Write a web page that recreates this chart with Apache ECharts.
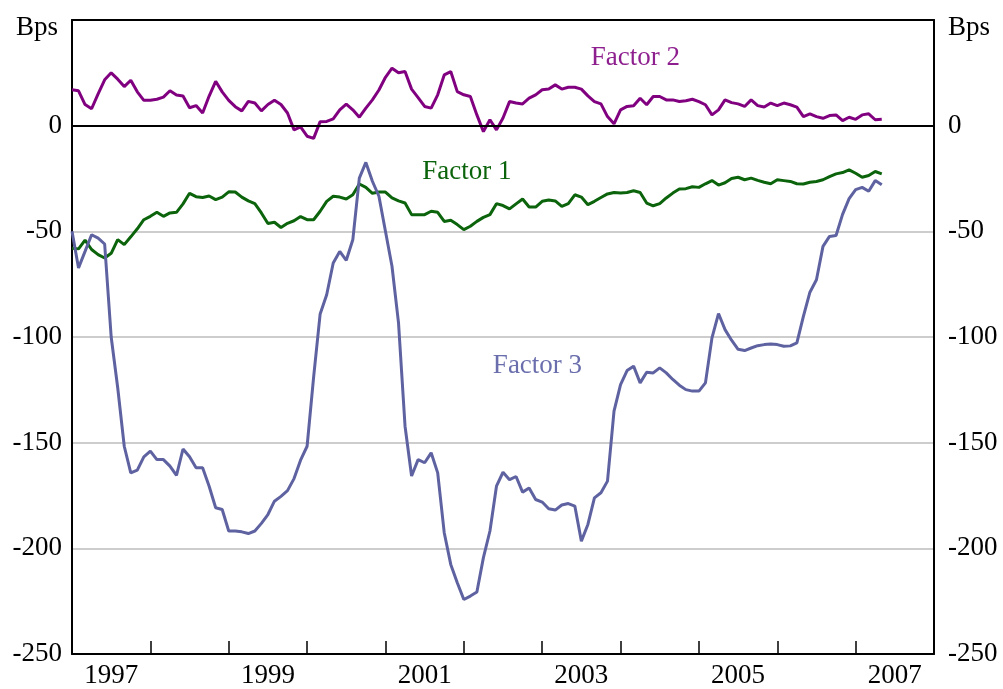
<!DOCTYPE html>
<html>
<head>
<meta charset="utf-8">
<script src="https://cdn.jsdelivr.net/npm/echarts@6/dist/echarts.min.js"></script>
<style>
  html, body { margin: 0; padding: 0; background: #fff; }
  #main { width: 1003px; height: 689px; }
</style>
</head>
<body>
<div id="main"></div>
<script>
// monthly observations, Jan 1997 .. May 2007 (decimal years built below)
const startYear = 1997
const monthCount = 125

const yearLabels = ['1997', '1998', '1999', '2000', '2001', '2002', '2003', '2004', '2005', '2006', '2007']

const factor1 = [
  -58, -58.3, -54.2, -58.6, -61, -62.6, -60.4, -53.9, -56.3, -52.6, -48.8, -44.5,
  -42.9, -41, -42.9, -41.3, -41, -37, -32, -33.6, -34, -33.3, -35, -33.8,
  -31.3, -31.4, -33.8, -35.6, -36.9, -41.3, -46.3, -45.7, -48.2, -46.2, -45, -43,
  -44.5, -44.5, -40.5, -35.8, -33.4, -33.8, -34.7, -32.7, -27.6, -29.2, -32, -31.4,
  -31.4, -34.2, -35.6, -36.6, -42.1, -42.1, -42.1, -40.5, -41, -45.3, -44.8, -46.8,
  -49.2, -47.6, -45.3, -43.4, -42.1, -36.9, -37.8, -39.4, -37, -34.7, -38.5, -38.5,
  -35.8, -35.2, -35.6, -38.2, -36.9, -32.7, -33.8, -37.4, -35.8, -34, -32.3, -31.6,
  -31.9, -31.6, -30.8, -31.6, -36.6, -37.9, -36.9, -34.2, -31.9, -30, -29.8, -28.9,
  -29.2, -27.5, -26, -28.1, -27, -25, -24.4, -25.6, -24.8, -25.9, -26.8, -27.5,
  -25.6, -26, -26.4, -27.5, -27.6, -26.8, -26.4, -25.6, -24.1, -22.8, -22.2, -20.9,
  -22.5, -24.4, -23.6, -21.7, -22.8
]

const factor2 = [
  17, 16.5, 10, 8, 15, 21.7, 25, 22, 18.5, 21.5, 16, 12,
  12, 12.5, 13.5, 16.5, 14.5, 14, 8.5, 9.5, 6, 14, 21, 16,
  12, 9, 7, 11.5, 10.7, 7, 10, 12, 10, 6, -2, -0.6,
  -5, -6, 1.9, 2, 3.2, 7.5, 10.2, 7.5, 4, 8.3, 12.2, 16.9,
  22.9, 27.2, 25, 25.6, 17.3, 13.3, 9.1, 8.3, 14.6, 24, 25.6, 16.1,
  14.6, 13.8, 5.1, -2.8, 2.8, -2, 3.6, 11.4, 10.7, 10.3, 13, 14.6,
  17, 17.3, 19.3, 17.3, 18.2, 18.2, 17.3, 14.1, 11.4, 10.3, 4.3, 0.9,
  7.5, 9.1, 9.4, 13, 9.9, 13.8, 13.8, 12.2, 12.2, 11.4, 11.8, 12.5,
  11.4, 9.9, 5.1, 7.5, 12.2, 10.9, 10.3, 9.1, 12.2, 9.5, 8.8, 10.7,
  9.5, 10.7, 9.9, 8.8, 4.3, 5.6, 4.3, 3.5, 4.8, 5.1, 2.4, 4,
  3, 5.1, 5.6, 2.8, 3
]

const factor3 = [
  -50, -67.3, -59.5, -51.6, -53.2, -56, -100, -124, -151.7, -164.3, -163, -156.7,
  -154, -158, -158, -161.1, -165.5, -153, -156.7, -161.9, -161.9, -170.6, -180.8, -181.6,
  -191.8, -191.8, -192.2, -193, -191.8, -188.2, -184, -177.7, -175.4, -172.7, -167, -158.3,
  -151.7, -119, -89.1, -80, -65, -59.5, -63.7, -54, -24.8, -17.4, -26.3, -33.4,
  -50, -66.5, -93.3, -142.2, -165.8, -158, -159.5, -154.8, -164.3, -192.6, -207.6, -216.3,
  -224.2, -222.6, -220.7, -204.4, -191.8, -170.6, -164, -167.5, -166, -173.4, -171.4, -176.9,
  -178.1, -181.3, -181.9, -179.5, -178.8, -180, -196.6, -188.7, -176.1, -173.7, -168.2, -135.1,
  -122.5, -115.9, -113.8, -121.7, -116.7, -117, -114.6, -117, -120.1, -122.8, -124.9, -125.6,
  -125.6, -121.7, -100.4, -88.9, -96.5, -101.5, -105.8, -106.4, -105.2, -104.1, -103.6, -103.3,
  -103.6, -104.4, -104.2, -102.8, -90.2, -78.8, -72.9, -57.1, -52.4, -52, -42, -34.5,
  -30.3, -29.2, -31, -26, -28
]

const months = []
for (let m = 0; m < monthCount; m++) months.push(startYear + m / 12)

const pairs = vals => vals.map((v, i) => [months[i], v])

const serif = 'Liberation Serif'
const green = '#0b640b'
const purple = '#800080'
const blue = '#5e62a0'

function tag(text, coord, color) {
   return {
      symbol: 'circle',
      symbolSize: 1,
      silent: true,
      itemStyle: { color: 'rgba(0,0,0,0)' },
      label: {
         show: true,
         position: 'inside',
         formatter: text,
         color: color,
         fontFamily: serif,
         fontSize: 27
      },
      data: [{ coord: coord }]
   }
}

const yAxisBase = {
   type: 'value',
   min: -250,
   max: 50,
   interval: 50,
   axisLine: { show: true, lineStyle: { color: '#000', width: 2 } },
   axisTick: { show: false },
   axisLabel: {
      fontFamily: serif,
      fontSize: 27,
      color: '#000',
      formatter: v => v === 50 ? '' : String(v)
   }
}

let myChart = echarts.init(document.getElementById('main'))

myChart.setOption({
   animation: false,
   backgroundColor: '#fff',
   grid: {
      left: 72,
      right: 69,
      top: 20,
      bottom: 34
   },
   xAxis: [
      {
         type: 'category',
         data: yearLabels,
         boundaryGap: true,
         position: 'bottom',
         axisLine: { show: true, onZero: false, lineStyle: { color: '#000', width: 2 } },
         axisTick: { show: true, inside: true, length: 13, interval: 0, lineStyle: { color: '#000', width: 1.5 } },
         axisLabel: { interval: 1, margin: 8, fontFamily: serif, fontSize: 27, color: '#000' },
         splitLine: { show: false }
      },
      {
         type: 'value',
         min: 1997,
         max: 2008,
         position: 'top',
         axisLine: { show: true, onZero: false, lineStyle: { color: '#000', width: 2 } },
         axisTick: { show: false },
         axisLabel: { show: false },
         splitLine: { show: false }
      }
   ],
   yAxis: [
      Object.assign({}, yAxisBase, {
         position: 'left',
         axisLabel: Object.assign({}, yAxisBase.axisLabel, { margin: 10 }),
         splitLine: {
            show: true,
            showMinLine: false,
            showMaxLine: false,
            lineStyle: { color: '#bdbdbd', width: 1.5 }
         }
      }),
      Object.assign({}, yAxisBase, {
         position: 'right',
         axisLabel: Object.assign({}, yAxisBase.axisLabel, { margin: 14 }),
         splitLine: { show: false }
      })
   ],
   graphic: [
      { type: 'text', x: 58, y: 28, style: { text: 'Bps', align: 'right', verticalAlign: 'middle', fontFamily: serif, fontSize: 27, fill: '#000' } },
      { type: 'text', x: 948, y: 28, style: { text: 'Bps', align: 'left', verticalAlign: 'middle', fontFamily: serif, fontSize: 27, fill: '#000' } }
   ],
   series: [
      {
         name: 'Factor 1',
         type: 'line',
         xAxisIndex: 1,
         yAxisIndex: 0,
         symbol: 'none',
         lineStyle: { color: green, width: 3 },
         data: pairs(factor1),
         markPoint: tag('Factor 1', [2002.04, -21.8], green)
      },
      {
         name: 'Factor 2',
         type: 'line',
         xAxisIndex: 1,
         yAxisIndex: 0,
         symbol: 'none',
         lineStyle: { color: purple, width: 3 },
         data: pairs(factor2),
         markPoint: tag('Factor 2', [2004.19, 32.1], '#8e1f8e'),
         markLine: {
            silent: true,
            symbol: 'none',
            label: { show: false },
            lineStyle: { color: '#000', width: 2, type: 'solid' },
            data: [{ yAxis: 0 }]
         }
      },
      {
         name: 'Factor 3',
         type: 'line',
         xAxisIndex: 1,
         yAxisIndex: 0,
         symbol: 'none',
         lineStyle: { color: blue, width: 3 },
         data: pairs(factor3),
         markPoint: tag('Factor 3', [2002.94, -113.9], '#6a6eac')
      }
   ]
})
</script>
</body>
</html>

----

• _WHAT IS REQUIRED_:
Write out exactly the lines between the start of the data and the line with "const monthCount = 125", including both, but none of the pictures.

• _OUTPUT OF THE TASK_:
Write a web page that recreates this chart with Apache ECharts.
<!DOCTYPE html>
<html>
<head>
<meta charset="utf-8">
<script src="https://cdn.jsdelivr.net/npm/echarts@6/dist/echarts.min.js"></script>
<style>
  html, body { margin: 0; padding: 0; background: #fff; }
  #main { width: 1003px; height: 689px; }
</style>
</head>
<body>
<div id="main"></div>
<script>
// monthly observations, Jan 1997 .. May 2007 (decimal years built below)
const startYear = 1997
const monthCount = 125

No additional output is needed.